Showing posts with label Ichthyosaurs. Show all posts
Showing posts with label Ichthyosaurs. Show all posts

Thursday, November 06, 2014

"At This Point, It looks Like They Just Dropped down Out of the Sky."

That is what a prominent palaeontologist once said about ichthyosaurs a few years back because their appearance in the fossil record gave little indication of where they had come from.  That has changed.  The Washington Post, in provocative fashion, has an article titled: Newly discovered fossil could prove a problem for creationists. Rachel Feltman writes
Researchers report that they've found the missing link between an ancient aquatic predator and its ancestors on land. Ichthyosaurs, the dolphin-like reptiles that lived in the sea during the time of the dinosaurs, evolved from terrestrial creatures that made their way back into the water over time.

But the fossil record for the lineage has been spotty, without a clear link between land-based reptiles and the aquatic ichthyosaurs scientists know came after. Now, researchers report in Nature that they've found that link — an amphibious ancestor of the swimming ichthyosaurs named  Cartorhynchus lenticarpus.
How is this a problem for creationists?
"Many creationists have tried to portray ichthyosaurs as being contrary to evolution," said lead author Ryosuke Motani, a professor of earth and planetary sciences at the University of California Davis. "We knew based on their bone structure that they were reptiles, and that their ancestors lived on land at some time, but they were fully adapted to life in the water. So creationists would say, well, they couldn't have evolved from those reptiles, because where's the link?"
Now the link has been found.


According to the researchers, this animal had larger bones and flippers, flexible wrists and a shorter snout, all which would have been a decided disadvantage in deep ocean water but are much more in keeping with the morphology of coastal animals. Of this transition, Feltman writes:
When other vertebrates have evolved from land to sea living, they've gone through stages where they're amphibious and heavy. Their thick bones probably allowed them to fight the power of strong coastal waves and stay grounded in shallow waters. Sure enough, this new fossil has much thicker bones than previously examined ichthyosaurs.
Another piece of the puzzle and one less argument for young-earth creationists to use.
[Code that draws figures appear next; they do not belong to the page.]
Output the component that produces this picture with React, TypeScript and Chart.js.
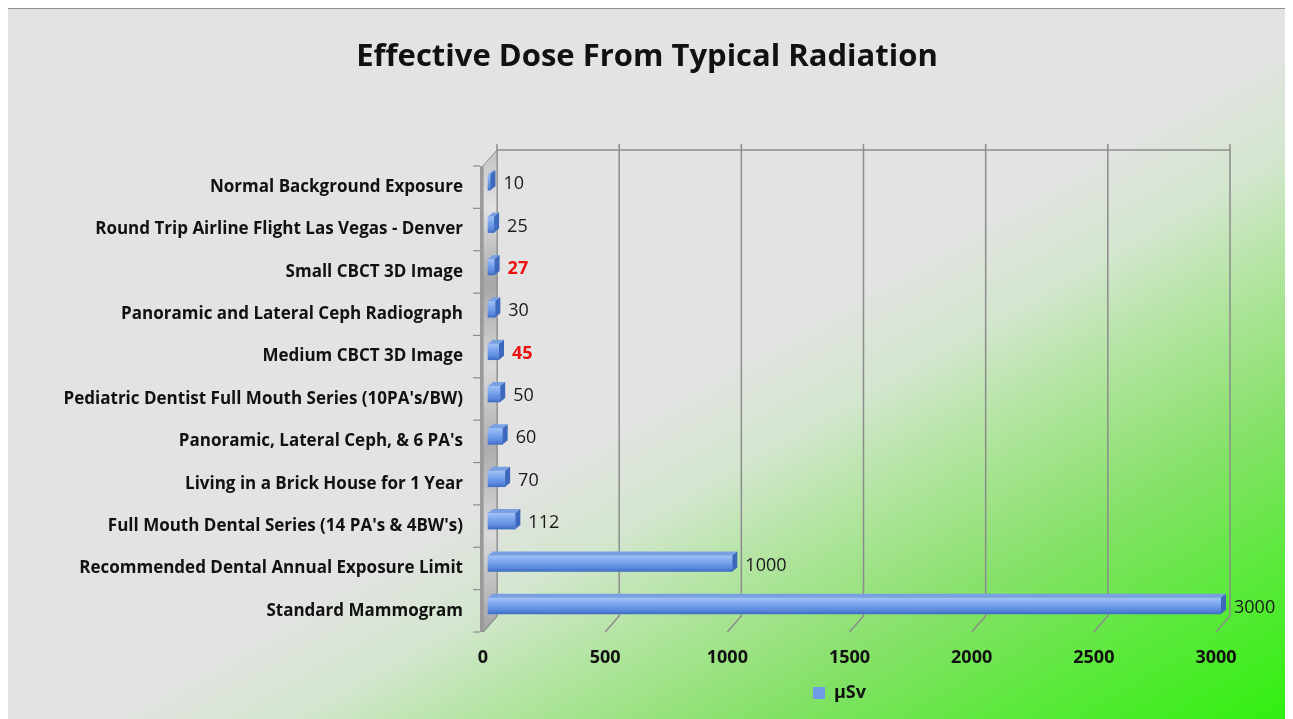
import React, { useEffect, useRef } from 'react';
import { Chart, registerables } from 'chart.js';

Chart.register(...registerables);

const chartTitle = 'Effective Dose From Typical Radiation';
const seriesLabel = 'µSv';
const categories = [
  'Normal Background Exposure',
  'Round Trip Airline Flight Las Vegas - Denver',
  'Small CBCT 3D Image',
  'Panoramic and Lateral Ceph Radiograph',
  'Medium CBCT 3D Image',
  "Pediatric Dentist Full Mouth Series (10PA's/BW)",
  "Panoramic, Lateral Ceph, & 6 PA's",
  'Living in a Brick House for 1 Year',
  "Full Mouth Dental Series (14 PA's & 4BW's)",
  'Recommended Dental Annual Exposure Limit',
  'Standard Mammogram',
];
const doseValues = [10, 25, 27, 30, 45, 50, 60, 70, 112, 1000, 3000];
const highlightedCategories = ['Small CBCT 3D Image', 'Medium CBCT 3D Image'];
const xTickValues = [0, 500, 1000, 1500, 2000, 2500, 3000];

const FONT = "'Open Sans', 'DejaVu Sans', sans-serif";
const W = 1278;
const H = 728;

// 3D geometry offsets (pixels)
const BACK_DX = 14;
const BACK_DY = -16;
const BAR_DX = 5;
const BAR_DY = -5;
const CAP_DX = 5;
const CAP_DY = -4;

const threeD = {
  id: 'threeD',
  afterLayout(chart: any) {
    const ca = chart.chartArea;
    if (chart.titleBlock) {
      chart.titleBlock.left = 0;
      chart.titleBlock.right = W;
      chart.titleBlock.width = W;
    }
    if (chart.legend) {
      chart.legend.left = ca.left;
      chart.legend.right = ca.right - 20;
      chart.legend.width = ca.right - 20 - ca.left;
    }
  },
  beforeDatasetsDraw(chart: any) {
    const { ctx, chartArea } = chart;
    const xs = chart.scales.x;
    const { left, top, bottom } = chartArea;
    ctx.save();
    // back grid lines + floor diagonals + top ticks
    ctx.strokeStyle = '#8c8c8c';
    ctx.lineWidth = 1.5;
    xTickValues.forEach((v) => {
      const fx = xs.getPixelForValue(v);
      const bx = fx + BACK_DX;
      ctx.beginPath();
      ctx.moveTo(bx, top + BACK_DY - 6);
      ctx.lineTo(bx, bottom + BACK_DY);
      ctx.lineTo(fx, bottom);
      ctx.stroke();
    });
    // top back line
    ctx.beginPath();
    ctx.moveTo(left + BACK_DX, top + BACK_DY);
    ctx.lineTo(xs.getPixelForValue(3000) + BACK_DX, top + BACK_DY);
    ctx.stroke();

    // left wall
    const g = ctx.createLinearGradient(0, top + BACK_DY, 0, bottom);
    g.addColorStop(0, '#c4c4c4');
    g.addColorStop(0.12, '#e2e2e2');
    g.addColorStop(0.28, '#a6a6a6');
    g.addColorStop(0.45, '#d9d9d9');
    g.addColorStop(0.62, '#adadad');
    g.addColorStop(0.8, '#dadada');
    g.addColorStop(1, '#a4a4a4');
    ctx.fillStyle = g;
    ctx.beginPath();
    ctx.moveTo(left, top);
    ctx.lineTo(left + BACK_DX, top + BACK_DY);
    ctx.lineTo(left + BACK_DX, bottom + BACK_DY);
    ctx.lineTo(left, bottom);
    ctx.closePath();
    ctx.fill();
    ctx.strokeStyle = '#8a8a8a';
    ctx.lineWidth = 1;
    ctx.stroke();
    // front edge of wall
    ctx.fillStyle = '#9a9a9a';
    ctx.fillRect(left - 3, top, 3, bottom - top);
    // category ticks on the left of the wall
    ctx.strokeStyle = '#8c8c8c';
    ctx.lineWidth = 1.2;
    const n = categories.length;
    const step = (bottom - top) / n;
    for (let i = 0; i <= n; i++) {
      const y = top + i * step;
      ctx.beginPath();
      ctx.moveTo(left - 10, y);
      ctx.lineTo(left - 3, y);
      ctx.stroke();
    }
    ctx.restore();
    ctx.save();
    ctx.translate(BAR_DX, BAR_DY);
  },
  afterDatasetsDraw(chart: any) {
    const { ctx } = chart;
    const meta = chart.getDatasetMeta(0);
    meta.data.forEach((bar: any, i: number) => {
      const x0 = bar.base;
      const x1 = bar.x;
      const yT = bar.y - bar.height / 2;
      const yB = bar.y + bar.height / 2;
      // top face
      ctx.fillStyle = '#7aa0e4';
      ctx.beginPath();
      ctx.moveTo(x0, yT);
      ctx.lineTo(x1, yT);
      ctx.lineTo(x1 + CAP_DX, yT + CAP_DY);
      ctx.lineTo(x0 + CAP_DX, yT + CAP_DY);
      ctx.closePath();
      ctx.fill();
      // right face
      ctx.fillStyle = '#3c68bd';
      ctx.beginPath();
      ctx.moveTo(x1, yT);
      ctx.lineTo(x1 + CAP_DX, yT + CAP_DY);
      ctx.lineTo(x1 + CAP_DX, yB + CAP_DY);
      ctx.lineTo(x1, yB);
      ctx.closePath();
      ctx.fill();
      // value label
      const hl = highlightedCategories.includes(categories[i]);
      ctx.font = `${hl ? 'bold ' : ''}18px ${FONT}`;
      ctx.fillStyle = hl ? '#ee1111' : '#1a1a1a';
      ctx.textAlign = 'left';
      ctx.textBaseline = 'middle';
      ctx.fillText(String(doseValues[i]), x1 + CAP_DX + 8, bar.y + 2);
    });
    ctx.restore();
  },
};

function barFill(c: any) {
  const chart = c.chart;
  const ys = chart.scales && chart.scales.y;
  if (c.type !== 'data' || !ys || !chart.chartArea) return '#6f9be6';
  const cy = ys.getPixelForValue(c.dataIndex);
  const g = chart.ctx.createLinearGradient(0, cy - 8, 0, cy + 8);
  g.addColorStop(0, '#a3c2f5');
  g.addColorStop(0.35, '#7ea8ef');
  g.addColorStop(0.75, '#5d8ce0');
  g.addColorStop(1, '#3f6ec6');
  return g;
}

export default function App() {
  const ref = useRef<HTMLCanvasElement | null>(null);
  useEffect(() => {
    if (!ref.current) return;
    const chart = new Chart(ref.current, {
      type: 'bar',
      data: {
        labels: categories,
        datasets: [
          {
            label: seriesLabel,
            data: doseValues,
            backgroundColor: barFill as any,
            borderWidth: 0,
            barThickness: 16,
            clip: false as any,
          },
        ],
      },
      options: {
        indexAxis: 'y',
        responsive: false,
        animation: false,
        devicePixelRatio: 1,
        layout: { padding: { top: 0, right: 70, bottom: 25, left: 0 } },
        scales: {
          x: {
            min: 0,
            max: 3000,
            afterBuildTicks: (s: any) => {
              s.ticks = xTickValues.map((v) => ({ value: v }));
            },
            afterFit: (s: any) => {
              s.height = 42;
            },
            grid: { display: false, drawTicks: false },
            border: { display: false },
            ticks: {
              padding: 15,
              color: '#111',
              font: { family: FONT, size: 18, weight: 'bold' },
              maxRotation: 0,
              callback: (v: any) => String(v),
            },
          },
          y: {
            afterFit: (s: any) => {
              s.width = 475;
            },
            grid: { display: false, drawTicks: false },
            border: { display: false },
            ticks: {
              padding: 20,
              color: '#111',
              font: { family: FONT, size: 17, weight: 'bold' },
              autoSkip: false,
            },
          },
        },
        plugins: {
          title: {
            display: true,
            text: chartTitle,
            color: '#111',
            font: { family: FONT, size: 31, weight: 'bold' },
            padding: { top: 30, bottom: 89.8 },
          },
          legend: {
            position: 'bottom',
            labels: {
              boxWidth: 12,
              boxHeight: 12,
              color: '#111',
              font: { family: FONT, size: 18, weight: 'bold' },
              generateLabels: (ch: any) =>
                Chart.defaults.plugins.legend.labels.generateLabels(ch).map((l: any) => ({
                  ...l,
                  fillStyle: '#6f9be6',
                  strokeStyle: '#6f9be6',
                  lineWidth: 0,
                })),
            },
          },
          tooltip: { enabled: false },
        },
      } as any,
      plugins: [threeD],
    });
    return () => chart.destroy();
  }, []);

  return (
    <div
      style={{
        position: 'relative',
        width: W,
        height: H,
        marginLeft: -1,
        border: '1px solid #8e8e8e',
        background:
          'linear-gradient(to bottom right, #e3e3e3 0%, #e3e3e3 52%, #d3e6ce 60%, #b0e49d 68%, #85e168 78%, #5ae93a 88%, #2cf00a 100%)',
      }}
    >
      <canvas ref={ref} width={W} height={H} style={{ display: 'block' }} />
    </div>
  );
}
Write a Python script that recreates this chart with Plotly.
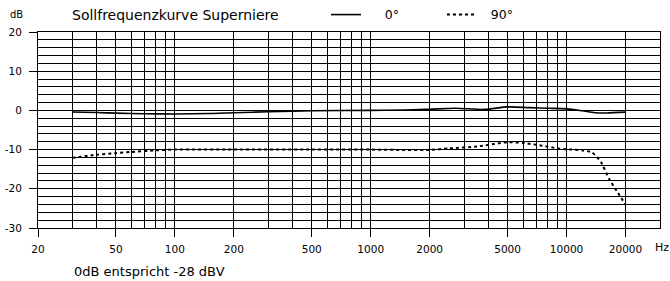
import plotly.graph_objects as go

# ---- data ----
freq_0 = [30, 40, 50, 70, 100, 150, 200, 300, 500, 1000, 1500, 2000, 2700, 3800, 5000, 6500, 8000, 10000, 12000, 14000, 16000, 20000]
resp_0 = [-0.4, -0.55, -0.7, -0.85, -0.9, -0.8, -0.6, -0.35, -0.1, 0.0, 0.1, 0.3, 0.55, 0.25, 0.9, 0.7, 0.55, 0.4, -0.1, -0.6, -0.65, -0.45]

freq_90 = [30, 40, 50, 60, 80, 100, 200, 500, 1000, 1500, 2000, 2500, 3500, 4500, 5000, 6000, 7500, 9000, 10000, 12000, 13500, 15000, 16500, 18000, 20000]
resp_90 = [-12.1, -11.3, -10.9, -10.6, -10.2, -10.0, -10.0, -10.0, -10.0, -10.1, -10.1, -9.7, -9.2, -8.4, -8.1, -8.3, -9.0, -9.7, -9.9, -10.2, -10.7, -13.2, -17.5, -20.5, -24.0]

x_major = [20, 50, 100, 200, 500, 1000, 2000, 5000, 10000, 20000]
x_major_text = ["20", "50", "100", "200", "500", "1000", "2000", "5000", "10000", "20000"]
x_minor = [m * 10 ** e for e in range(1, 5) for m in range(1, 10)]
x_minor = [v for v in x_minor if 20 <= v <= 30000]

y_major = [20, 10, 0, -10, -20, -30]
y_minor = list(range(-30, 21, 2))

title_text = "Sollfrequenzkurve Superniere"
note_text = "0dB entspricht -28 dBV"

FONT = "DejaVu Sans"

fig = go.Figure()
fig.add_trace(go.Scatter(x=freq_0, y=resp_0, mode="lines", name="\u2003\u20020°",
                         line=dict(color="black", width=1.6, shape="spline", smoothing=0.8)))
fig.add_trace(go.Scatter(x=freq_90, y=resp_90, mode="lines", name="\u2002\u200990°",
                         line=dict(color="black", width=2, dash="dot", shape="spline", smoothing=0.5)))

fig.update_layout(
    width=670, height=281,
    margin=dict(l=38, r=10, t=32, b=53, autoexpand=False),
    paper_bgcolor="white", plot_bgcolor="white",
    font=dict(family=FONT, size=11, color="black"),
    showlegend=True,
    legend=dict(orientation="h", x=0.463, y=1.087, xanchor="left", yanchor="middle",
                font=dict(family=FONT, size=12.5), entrywidth=71, entrywidthmode="pixels",
                bgcolor="rgba(0,0,0,0)", itemwidth=30),
)

fig.update_xaxes(
    type="log", range=[1.30103, 4.4771], automargin=False,
    tickmode="array", tickvals=x_major, ticktext=x_major_text,
    ticks="outside", ticklen=8, tickcolor="black", tickwidth=1,
    showgrid=True, gridcolor="black", gridwidth=1,
    minor=dict(tickmode="array", tickvals=x_minor, showgrid=True, gridcolor="black", gridwidth=1, ticks=""),
    showline=True, linecolor="black", linewidth=1, mirror=True,
    zeroline=False, ticklabelstandoff=3,
    tickfont=dict(family=FONT, size=10.5),
)
fig.update_yaxes(
    range=[-30, 20], automargin=False,
    tickmode="array", tickvals=y_major, ticktext=[str(v) for v in y_major],
    ticks="outside", ticklen=8, tickcolor="black", tickwidth=1,
    showgrid=True, gridcolor="black", gridwidth=1,
    minor=dict(tickmode="array", tickvals=y_minor, showgrid=True, gridcolor="black", gridwidth=1, ticks=""),
    showline=True, linecolor="black", linewidth=1, mirror=True,
    zeroline=False, ticklabelstandoff=5,
    tickfont=dict(family=FONT, size=10.5),
)

fig.add_annotation(text=title_text, xref="paper", yref="paper", x=0.051, y=1.087,
                   xanchor="left", yanchor="middle", showarrow=False,
                   font=dict(family=FONT, size=14))
fig.add_annotation(text="dB", xref="paper", yref="paper", x=-0.048, y=1.087,
                   xanchor="left", yanchor="middle", showarrow=False,
                   font=dict(family=FONT, size=10))
fig.add_annotation(text="Hz", xref="paper", yref="paper", x=1.0, y=-0.097,
                   xanchor="left", yanchor="middle", showarrow=False, xshift=-7,
                   font=dict(family=FONT, size=11))
fig.add_annotation(text=note_text, xref="paper", yref="paper", x=0.055, y=-0.224,
                   xanchor="left", yanchor="middle", showarrow=False,
                   font=dict(family=FONT, size=13))

# remove the default page margin so the figure fills the 670x281 window exactly
fig.write_html(
    "out.html",
    config={"displayModeBar": False},
    post_script="document.body.style.margin='0';document.body.style.overflow='hidden';",
)
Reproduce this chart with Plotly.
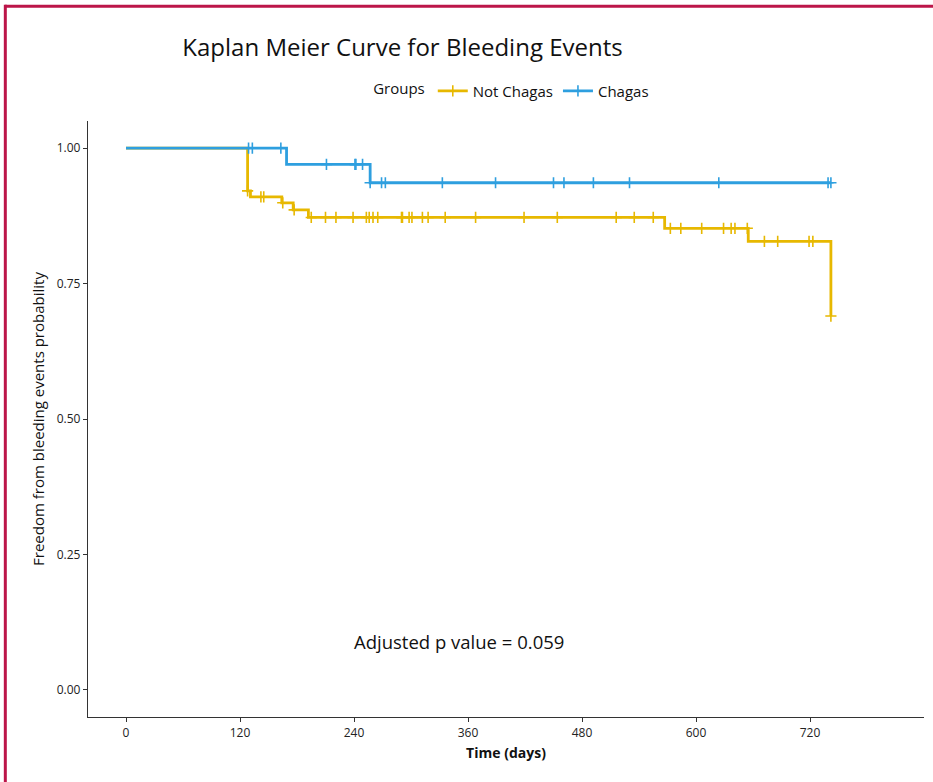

Wednesday, October 12, 2011

Kraken from Hell?

Science Daily has an unusual piece about some maybe evidence of a huge prehistoric beast that roamed the oceans.  The lede paragraph is quite something:
Long before whales, the oceans of Earth were roamed by a very different kind of air-breathing leviathan. Snaggle-toothed ichthyosaurs larger than school buses swam at the top of the Triassic Period ocean food chain, or so it seemed before Mount Holyoke College paleontologist Mark McMenamin took a look at some of their remains in Nevada. Now he thinks there was an even larger and more cunning sea monster that preyed on ichthyosaurs: a kraken of such mythological proportions it would have sent Captain Nemo running for dry land.
The peculiarities ensued when a graveyard of icthyosaurs was discovered arranged in a non-random order and with odd markings on them:
First of all, the different degrees of etching on the bones suggested that the shonisaurs [ichthyosaurs] were not all killed and buried at the same time. It also looked like the bones had been purposefully rearranged. That it got him thinking about a particular modern predator that is known for just this sort of intelligent manipulation of bones. “Modern octopus will do this," McMenamin said. What if there was an ancient, very large sort of octopus, like the kraken of mythology. “I think that these things were captured by the kraken and taken to the midden and the cephalopod would take them apart.”
‘What-if?’ stories are great fun and thought provoking but a great deal more evidence will have to be amassed before this can be verified/supported. Given the size of some of the creatures in the past (here, here and here) however, this is not so hard to believe.